29. Je suggérerais donc l’amendement suivant à l’article 15.c:
«l’infraction a été commise dans le cadre du crime organisé ou d’un groupe terroriste
30. L’objectif principal de l’amendement proposé vise à faire en sorte que le lien avec un groupe terroriste soit pris en compte en tant que circonstance aggravante possible lors de la détermination des peines applicables à des personnes reconnues coupables d’une infraction visée par le projet de convention. Quant à l’expression «groupe terroriste» employée dans ce contexte, il n’est pas nécessaire d’en donner une définition spécifique aux fins de la convention. Le rapport explicatif de la convention pourrait indiquer que les États Parties peuvent se référer à d’autres instruments internationaux qui définissent l’expression «groupe terroriste». Il serait encore mieux que le rapport explicatif précise que cette expression doit être entendue conformément à la définition figurant à l’article 2.1 du Protocole additionnel de 2015 à la Convention du Conseil de l'Europe pour la prévention du terrorisme, en faisant aussi référence, si nécessaire, à l’article 2.5.c de la Convention internationale pour la répression du financement du terrorisme (STCE no 217). Je considère également que la référence faite au «crime organisé» est plus englobante que la référence à une «organisation criminelle»; de plus, selon mon avis, le «crime organisé» ne devrait pas être considéré dans le sens d’une «organisation» (institution).

5.4. Registre des infractions

31. À l’article 15.d du projet de convention figure, parmi les circonstances qui doivent pouvoir être considérées comme des circonstances aggravantes dans la détermination des peines, le fait que l’auteur de l’infraction a déjà été condamné pour des infractions établies conformément à la convention. Quant à l'article 16, il impose aux Parties l'obligation d'adopter les mesures nécessaires pour prévoir la possibilité de prendre en compte, dans le cadre de l’appréciation de la peine, les peines définitives prononcées dans une autre Partie pour des infractions pénales visées par la convention. La mise en œuvre de ces deux dispositions suppose cependant que la juridiction qui juge l’auteur de l’infraction connaisse les condamnations antérieures et les peines prononcées dans une autre Partie. Un moyen efficient et efficace d’atteindre cet objectif important serait de rendre ces informations disponibles de manière systématique, par le biais du mécanisme central du Comité des Parties.
32. C’est donc avec regret que je constate que n’a pas été retenue la proposition initiale du PC-IBC, qui figurait dans l’ancien article 24.3 et qui concernait la création d’un observatoire européen des infractions visant des biens culturels, chargé d’aider le Comité des Parties à remplir sa mission.
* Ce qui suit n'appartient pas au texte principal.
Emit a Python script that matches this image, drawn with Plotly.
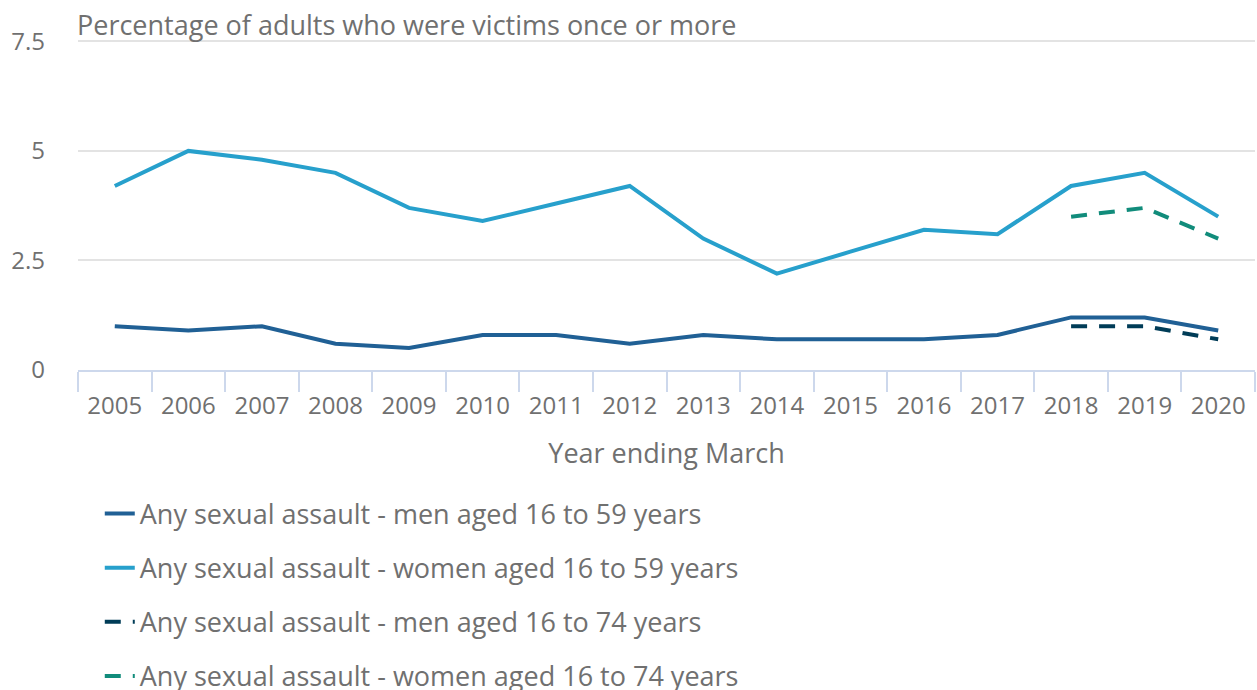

En conséquence, je suggérerais que, à défaut d’observatoire, cette fonction consistant à répertorier les infractions visant des biens culturels soit exercée par le Comité des Parties. Je proposerais donc de modifier l’article 22.5 comme suit:
«Le Comité des Parties tient un registre des infractions visées par la présente Convention qui ont été commises en tous lieux relevant de la juridiction des Parties à la Convention, en consignant des données sur les personnes condamnées pour ces infractions et sur les peines qui leur ont été imposées, et peut proposer au Comité des Ministres les moyens adéquats pour engager une expertise pertinente afin de soutenir une mise en œuvre efficace de la présente Convention.»
33. Si cet amendement est adopté, il sera nécessaire de modifier aussi l’article 19, de manière à exiger des Parties qu’elles communiquent les informations pertinentes au Comité des Parties.
34. Concernant la signature et l’entrée en vigueur, je proposerais de modifier l’article 27 de manière à permettre à tous les États non membres intéressés de signer et ratifier la convention. À mon avis, le libellé actuel, qui ouvre cette possibilité aux seuls États non membres ayant participé à l’élaboration de la convention, est trop restrictif.
35. La disposition de l’article 27.1 devrait être complétée par un nouveau paragraphe, libellé ainsi:
«La présente Convention est également ouverte à la signature de tout autre État non membre du Conseil de l’Europe sur invitation du Comité des Ministres. La décision d'inviter un État non membre à signer la Convention est prise à la majorité prévue à l'article 20.d du Statut du Conseil de l'Europe, et à l'unanimité des voix des représentants des États contractants ayant le droit de siéger au Comité des Ministres.»
36. Enfin, de manière générale, j’insisterais sur la nécessité, pour le Comité des Ministres, d’allouer des ressources suffisantes au fonctionnement du Comité des Parties, pour permettre la tenue de réunions régulières (au moins une tous les deux ans), de manière à assurer la mise en œuvre effective de la convention au moyen d’échanges plus réguliers et de réexamens des pratiques et des mécanismes de coopération.

6. Conclusion

37. J’invite l’Assemblée à accueillir favorablement cette initiative d’adopter une nouvelle convention sur les infractions visant des biens culturels, qui arrive à point nommé, et je salue l’approche et les principes qui sous-tendent le projet de convention. Les propositions de modifications qui figurent dans le projet d’avis sont celles que j’ai tenté d’expliquer précédemment; elles visent à renforcer la mise en œuvre effective de la convention – et donc sa valeur pour tous les partenaires – par le renforcement de son mécanisme de suivi.